I have to put the Japanese study on hold for a couple days already. A Mind At A Time came from Amazon today. Maybe it's because I am getting tired of reading computer or business related books, which I have been for the past three years. Maybe it's because I see in this book a chance to finally understand myself, but I am pretty excited about this book.

Having graduated from high-school 8th from the bottom of my class (I wonder if mom and dad ever knew that...) I felt like a lot of people thought I was pretty much a looser. I didn't think so myself of course... the fact that I was able to do as well as I did with as little work as I did doesn't say much for my work ethic I guess, but in a way it showed me that I was not an idiot. What really baffles me now, as I look back, is that no one (even myself) realized the things I was doing great at. Certainly no one encouraged me to follow them. The focus was always on the things I didn't care about, and thus did poorly at.

For instance, I probably spent more time on drawing when I was a kid than any other single activity. Yet, there was never a real effort to encourage me to develop that, or even the general "artistic" theme. Granted, the sole reason for my high-school to exist was to push people into the ministry, and they could have cared less about art, but still, as much time as I spent on that you would think someone would have noticed that I was good, and encouraged me to do it more. Instead, I can only remember people telling me to stop. (mostly during algebra class). In fact there was one time in 5th grade when I was forbidden to draw for a year, and I was banned from having a paper and pencil in my room. Now that I am in Japan and have had a chance to see how popular pornographic cartoons are, I have too wonder how successful I might have become had I been encourage to draw more naked ladies instead.

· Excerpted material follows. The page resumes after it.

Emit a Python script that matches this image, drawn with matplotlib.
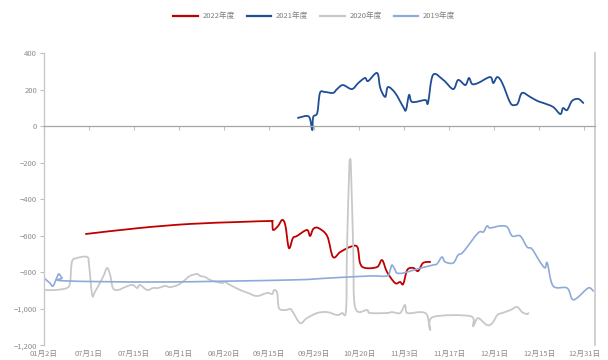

In high-school, I didn't find what I excelled at until the end of Junior year, although from the beginning I had no shortage of people pointing out my apparent weaknesses. I was not a star athlete, although once I discovered how much fun it was to run around in circles until I couldn't feel my limbs during my Junior year track debut, I became much more interested and much better at any sport I tried. I think what I found so appealing about track was that it was a struggle against myself. Only. As long as I could get my best time yet, it didn't matter what the guy with legs six inches longer than mine (Jon) could do.

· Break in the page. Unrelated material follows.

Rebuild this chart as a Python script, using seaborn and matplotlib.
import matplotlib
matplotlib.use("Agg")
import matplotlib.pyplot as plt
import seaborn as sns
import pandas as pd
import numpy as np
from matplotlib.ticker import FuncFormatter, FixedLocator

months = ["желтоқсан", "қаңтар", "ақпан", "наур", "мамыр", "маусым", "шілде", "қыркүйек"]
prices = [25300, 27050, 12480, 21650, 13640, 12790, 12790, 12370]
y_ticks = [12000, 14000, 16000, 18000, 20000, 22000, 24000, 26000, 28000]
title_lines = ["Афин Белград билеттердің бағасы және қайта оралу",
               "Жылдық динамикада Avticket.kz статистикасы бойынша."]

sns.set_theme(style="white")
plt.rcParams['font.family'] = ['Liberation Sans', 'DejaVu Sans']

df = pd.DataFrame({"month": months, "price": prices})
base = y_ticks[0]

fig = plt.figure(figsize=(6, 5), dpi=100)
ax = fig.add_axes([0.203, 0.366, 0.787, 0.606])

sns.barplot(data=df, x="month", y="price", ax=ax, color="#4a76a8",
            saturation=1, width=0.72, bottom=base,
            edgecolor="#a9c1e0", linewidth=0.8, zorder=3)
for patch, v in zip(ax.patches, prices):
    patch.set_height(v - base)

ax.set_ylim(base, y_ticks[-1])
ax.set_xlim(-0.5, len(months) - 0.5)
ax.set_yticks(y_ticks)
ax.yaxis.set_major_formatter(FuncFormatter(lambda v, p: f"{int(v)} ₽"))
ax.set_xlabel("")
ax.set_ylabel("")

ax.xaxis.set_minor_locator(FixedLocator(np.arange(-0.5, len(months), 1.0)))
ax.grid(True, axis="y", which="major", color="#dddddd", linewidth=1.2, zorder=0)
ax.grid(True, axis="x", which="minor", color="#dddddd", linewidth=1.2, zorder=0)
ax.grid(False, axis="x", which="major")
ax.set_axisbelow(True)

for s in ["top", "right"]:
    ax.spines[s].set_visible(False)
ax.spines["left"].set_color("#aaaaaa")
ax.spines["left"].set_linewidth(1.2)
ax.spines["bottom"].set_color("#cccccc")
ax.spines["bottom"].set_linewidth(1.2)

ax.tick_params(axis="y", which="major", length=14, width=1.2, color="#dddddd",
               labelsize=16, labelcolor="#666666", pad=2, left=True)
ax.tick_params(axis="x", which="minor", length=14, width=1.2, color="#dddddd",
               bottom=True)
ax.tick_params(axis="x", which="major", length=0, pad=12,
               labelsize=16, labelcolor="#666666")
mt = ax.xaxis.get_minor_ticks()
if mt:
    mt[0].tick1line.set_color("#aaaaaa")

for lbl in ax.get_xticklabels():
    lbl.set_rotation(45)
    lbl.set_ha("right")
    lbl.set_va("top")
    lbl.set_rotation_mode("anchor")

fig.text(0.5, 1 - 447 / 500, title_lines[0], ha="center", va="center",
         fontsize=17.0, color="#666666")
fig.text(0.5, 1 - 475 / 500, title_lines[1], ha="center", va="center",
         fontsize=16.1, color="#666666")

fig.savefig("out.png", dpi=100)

In high-school though, the biggest surprise for me was my ability to learn a foreign language with less struggle than most people. I remember one letter that went home from my Latin teacher telling my dad, "Kevin must have some abilities, languages just isn't one of them." I guess I had just never met any women from old Rome that caught my attention. Instead I met Maria, a Swede, and after studying Swedish, found that foreign languages are actually interesting. I went from being ranked dead last in German, to being among the top students. And even compared to the students who had better grades than I did, I could converse and express (basic) abstract idea circles around them. They were better at memorizing verb endings for the quiz, but take my word for it, having the perfect noun form is worthless if you can't build visualize the idea in the target language. I didn't even see it as a "gift" then. It was not until I actually came to Japan and saw that some people studied just as much as I did (a lot more than I ever did for anything in high-school) and just couldn't get it.

Yet, even then, I can think of no one other than my advisor at U of M that said anything more encouraging than "What can you do with that?".

Anyway, to round it up, I think the reason I am so excited about reading this book now, is that my biggest regret from when I was younger, was not exploring the ideas Dr. Levine puts forward. I never really stopped to say, "Hey let's see what I am good at and concentrate on that". I never knew it was an option.